Sanders and Democratic New Jersey Senator Bob Menendez suggest imposing an income limit, as high as $550,000, on who can benefit from a SALT deduction. Since all 50 Democrats need to be in agreement to pass the legislation, these two Senators alone could hold up the bill’s passage if their SALT concerns are not addressed. And they are not the only members of the caucus who are still mulling the provision. “I still have some concerns. There are a lot of people in Virginia who would benefit from SALT,” Sen. Mark Warner, a Virginia Democrat, said Thursday. “Some of these discussions are active and I’m waiting to see how they unwind.”

Tax credits for union-made electric vehicles

At least one component of the $550 billion Democrats have set aside for climate action appears at risk of being axed in the Senate: A provision that would provide people who purchase electric vehicles with a $7,500 fully deductible tax credit.

The credit can be claimed by car dealers on behalf of the person purchasing the car, which makes it so a car dealer could deduct the tax break from their original sticker price. The bigger issue is that Americans who purchase the vehicle from an American manufacturer with union represented workers would get an additional $4,500 worth of tax credits, providing a boon to companies like Ford and General Motors, who meet those criteria. But Toyota, which has a manufacturing presence in Manchin’s home state of West Virginia, could lose out because people who buy electric vehicles from the Japanese carmaker would only qualify for the $7,500 base credit.

“This can’t happen. It’s not who we are as a country.
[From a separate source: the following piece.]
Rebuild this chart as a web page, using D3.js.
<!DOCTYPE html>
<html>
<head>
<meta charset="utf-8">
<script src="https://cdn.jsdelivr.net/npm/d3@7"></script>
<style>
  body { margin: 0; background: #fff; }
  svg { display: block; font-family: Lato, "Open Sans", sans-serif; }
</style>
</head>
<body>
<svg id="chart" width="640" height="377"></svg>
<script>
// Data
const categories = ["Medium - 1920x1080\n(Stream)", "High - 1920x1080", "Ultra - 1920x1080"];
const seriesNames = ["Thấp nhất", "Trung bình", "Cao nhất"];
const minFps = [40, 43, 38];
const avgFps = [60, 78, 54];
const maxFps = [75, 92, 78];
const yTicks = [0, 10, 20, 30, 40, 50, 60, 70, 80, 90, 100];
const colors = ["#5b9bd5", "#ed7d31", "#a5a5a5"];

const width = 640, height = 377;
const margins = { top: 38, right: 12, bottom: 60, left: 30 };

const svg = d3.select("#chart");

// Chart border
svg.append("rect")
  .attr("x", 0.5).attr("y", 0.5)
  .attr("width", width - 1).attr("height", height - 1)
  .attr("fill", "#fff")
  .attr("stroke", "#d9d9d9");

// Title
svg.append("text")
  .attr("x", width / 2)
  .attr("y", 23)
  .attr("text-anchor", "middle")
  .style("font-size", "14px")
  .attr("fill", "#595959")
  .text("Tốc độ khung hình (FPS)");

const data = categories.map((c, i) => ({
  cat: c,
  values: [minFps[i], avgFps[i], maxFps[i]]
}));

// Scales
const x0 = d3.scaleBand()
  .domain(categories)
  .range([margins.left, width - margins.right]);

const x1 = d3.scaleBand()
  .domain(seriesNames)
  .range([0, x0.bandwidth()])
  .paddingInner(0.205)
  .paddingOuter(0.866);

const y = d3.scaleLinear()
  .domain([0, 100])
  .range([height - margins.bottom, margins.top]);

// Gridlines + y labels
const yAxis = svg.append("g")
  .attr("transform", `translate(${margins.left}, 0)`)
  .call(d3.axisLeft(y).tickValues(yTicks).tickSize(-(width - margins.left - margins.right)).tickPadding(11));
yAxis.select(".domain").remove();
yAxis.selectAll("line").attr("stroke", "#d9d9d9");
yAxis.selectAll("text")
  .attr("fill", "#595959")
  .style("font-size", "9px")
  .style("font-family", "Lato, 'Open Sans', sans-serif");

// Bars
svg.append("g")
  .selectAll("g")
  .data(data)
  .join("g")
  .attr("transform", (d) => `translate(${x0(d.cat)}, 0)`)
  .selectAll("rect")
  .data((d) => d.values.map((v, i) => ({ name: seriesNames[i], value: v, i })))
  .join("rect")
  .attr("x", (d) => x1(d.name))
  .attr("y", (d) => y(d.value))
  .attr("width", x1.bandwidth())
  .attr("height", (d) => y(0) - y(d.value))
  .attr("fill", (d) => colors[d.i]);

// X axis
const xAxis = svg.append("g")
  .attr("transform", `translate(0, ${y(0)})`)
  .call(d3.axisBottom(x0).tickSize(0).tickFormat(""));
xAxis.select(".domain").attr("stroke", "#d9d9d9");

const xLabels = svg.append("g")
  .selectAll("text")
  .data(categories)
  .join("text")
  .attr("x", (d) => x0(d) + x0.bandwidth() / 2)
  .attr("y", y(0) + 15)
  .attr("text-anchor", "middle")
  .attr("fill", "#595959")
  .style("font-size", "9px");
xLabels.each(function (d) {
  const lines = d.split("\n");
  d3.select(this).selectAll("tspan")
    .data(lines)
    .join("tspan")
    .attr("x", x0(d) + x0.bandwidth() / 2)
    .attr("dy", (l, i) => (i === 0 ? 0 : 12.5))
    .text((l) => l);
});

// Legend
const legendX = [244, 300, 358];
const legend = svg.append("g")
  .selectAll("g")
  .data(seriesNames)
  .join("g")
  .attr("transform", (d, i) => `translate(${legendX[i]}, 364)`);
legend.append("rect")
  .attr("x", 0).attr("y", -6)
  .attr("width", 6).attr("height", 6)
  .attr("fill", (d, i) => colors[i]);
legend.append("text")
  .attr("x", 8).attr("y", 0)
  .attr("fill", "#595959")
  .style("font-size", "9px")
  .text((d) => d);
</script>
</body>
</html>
It’s not how we built this country, and the product should speak for itself,” Manchin said in November, according to Automotive News. “We shouldn’t use everyone’s tax dollars to pick winners and losers… Hopefully, we’ll get that… corrected.”

Immigration reform

One-third of Americans believe that the nation should make it easier to immigrate here, which is the highest ever proportion to think so. But America has not enacted major immigration reform since 1986. Democrats sought to change that through reconciliation, in order to bypass the two-thirds majority support that other types of legislation need to get through the Senate.

The original idea was to create a pathway to legal status for the millions of undocumented immigrants living in the United States. Senate parliamentarian Elizabeth MacDonough, a non-elected official who determines what would sufficiently affect the budget to be included in a reconciliation bill, thwarted this attempt, assessing that such a provision would equate to a “tremendous and enduring policy change that dwarfs its budgetary impact.” Democrats’ Plan B, offering undocumented migrants who entered the country before 2010 a pathway to green cards, was also blocked by MacDonough.
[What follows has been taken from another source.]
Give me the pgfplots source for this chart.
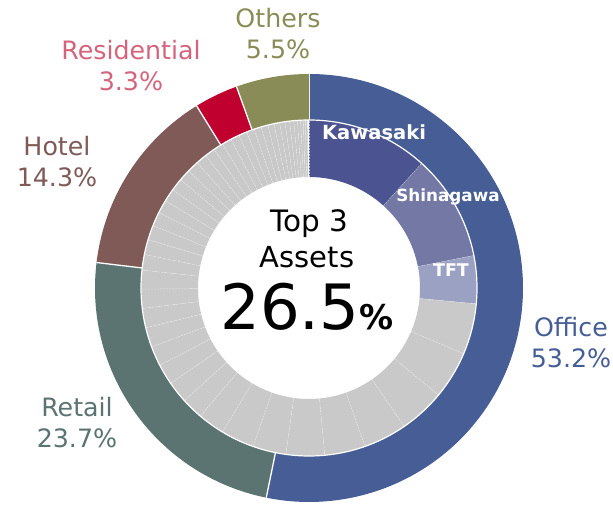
\documentclass[border=0pt]{standalone}
\usepackage{fontspec}
\setmainfont{DejaVu Sans}
\usepackage{pgfplots}
\usepackage{pgfplotstable}
\pgfplotsset{compat=1.18}

\definecolor{office}{HTML}{465E95}
\definecolor{retail}{HTML}{5B7472}
\definecolor{hotel}{HTML}{7F5A57}
\definecolor{resid}{HTML}{C0002F}
\definecolor{residtxt}{HTML}{D4647C}
\definecolor{others}{HTML}{8A8C57}
\definecolor{kawasaki}{HTML}{4B5490}
\definecolor{shinagawa}{HTML}{7378A5}
\definecolor{tft}{HTML}{9BA1C2}
\definecolor{rest}{HTML}{C9C9C9}

% outer ring: asset type share (%)
\pgfplotstableread{
name        value col
Office      53.2  office
Retail      23.7  retail
Hotel       14.3  hotel
Residential 3.3   resid
Others      5.5   others
}\outerring

% inner ring: individual assets (%), largest three highlighted
\pgfplotstableread{
value col
11.7 kawasaki
10.2 shinagawa
4.6  tft
4.9  rest
4.6  rest
4.4  rest
4.2  rest
3.9  rest
3.7  rest
3.2  rest
3.2  rest
2.6  rest
2.1  rest
2.1  rest
2.0  rest
1.9  rest
1.9  rest
1.85 rest
1.85 rest
1.8  rest
1.5  rest
1.45 rest
1.4  rest
1.35 rest
1.3  rest
1.25 rest
1.2  rest
1.15 rest
1.1  rest
1.05 rest
1.0  rest
0.95 rest
0.9  rest
0.85 rest
0.8  rest
0.75 rest
0.7  rest
0.65 rest
0.6  rest
0.55 rest
0.5  rest
0.45 rest
0.4  rest
0.35 rest
0.3  rest
0.25 rest
0.2  rest
0.2  rest
}\innerring

% ring segments: #1 table, #2 outer r, #3 inner r, #4 border style
\newcommand\ringsegments[4]{%
  \pgfplotstablegetrowsof{#1}\pgfmathtruncatemacro\nrows{\pgfplotsretval-1}%
  \xdef\acc{0}%
  \foreach \i in {0,...,\nrows}{%
    \pgfplotstablegetelem{\i}{value}\of#1\let\v\pgfplotsretval
    \pgfplotstablegetelem{\i}{col}\of#1\let\c\pgfplotsretval
    \pgfmathsetmacro\aa{\acc*3.6}%
    \pgfmathsetmacro\bb{(\acc+\v)*3.6}%
    \fill[\c] ({#2*sin(\aa)},{#2*cos(\aa)})
      arc[start angle={90-\aa}, end angle={90-\bb}, radius=#2pt]
      -- ({#3*sin(\bb)},{#3*cos(\bb)})
      arc[start angle={90-\bb}, end angle={90-\aa}, radius=#3pt] -- cycle;
    \draw[#4] ({#3*sin(\aa)},{#3*cos(\aa)}) -- ({#2*sin(\aa)},{#2*cos(\aa)});
    \pgfmathsetmacro\tmp{\acc+\v}\xdef\acc{\tmp}%
  }%
}

\begin{document}
\begin{tikzpicture}
\begin{axis}[
  x=1pt, y=1pt,
  xmin=-309, xmax=304, ymin=-217, ymax=288,
  hide axis, clip=false,
]
\path (-309,-217) rectangle (304,288);
\pgfplotsextra{
  \ringsegments{\innerring}{168}{111}{white, opacity=0.6, line width=0.35pt, dash pattern=on 2pt off 1pt}
  \ringsegments{\outerring}{214}{168}{white, line width=1.3pt}
  \draw[white, line width=1.2pt] (0,0) circle[radius=168pt];
}
\node[font=\fontsize{29.5}{30}\selectfont, anchor=base] at (0,56) {Top 3};
\node[font=\fontsize{29}{30}\selectfont, anchor=base] at (-2,20) {Assets};
\node[anchor=base, inner sep=0pt] at (-2,-42)
  {\fontsize{62.5}{64}\selectfont 26.5\fontsize{34}{36}\selectfont\bfseries\%};
\node[text=white, font=\fontsize{19.5}{20}\selectfont\bfseries] at (65,156) {Kawasaki};
\node[text=white, font=\fontsize{16.8}{18}\selectfont\bfseries] at (139,91) {Shinagawa};
\node[text=white, font=\fontsize{17.5}{18}\selectfont\bfseries] at (142,18) {TFT};
\tikzset{lab/.style={align=center, font=\fontsize{25.3}{31}\selectfont, inner sep=0pt}}
\node[lab, text=others] at (-31,254) {Others\\5.5\%};
\node[lab, text=residtxt] at (-178,222) {Residential\\3.3\%};
\node[lab, text=hotel] at (-252,126) {Hotel\\14.3\%};
\node[lab, text=retail] at (-232,-135) {Retail\\23.7\%};
\node[lab, text=office] at (262,-55) {Office\\53.2\%};
\end{axis}
\end{tikzpicture}
\end{document}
Currently, the Build Back Better text offers a much narrower proposal to reform immigration: giving undocumented immigrants who entered the U.S. illegally before 2011 the ability to apply for renewable employment authorizations, protecting them from the risk of deportation for five-year stretches at a time. “This has been such a challenging journey this year, trying to get a pathway to citizenship into the reconciliation bill,” Rep. Veronica Escobar, a Texas Democrat, said at a Thursday press conference. “What we are left with, very likely, is work permits and protections. And I will tell you, while that is absolutely inadequate, we have to get that across the goal line.”

It’s not clear they will. While Sinema said she supports the current package’s immigration proposals, she also acknowledged there are “legal limitations to what can be done in a reconciliation package.” Manchin told Fox News in November that he generally did not support changes to immigration policy that were not accompanied by enhanced border security. “For us to even be talking about immigration without border security is ludicrous,” he said.

Even if Sinema and Manchin sign on, the fate of an estimated 7 million migrants who may qualify for parole under the policy could still be blocked by the Parliamentarian if she concludes the measure does not have a significant enough impact on the budget to be enacted through a simple majority vote.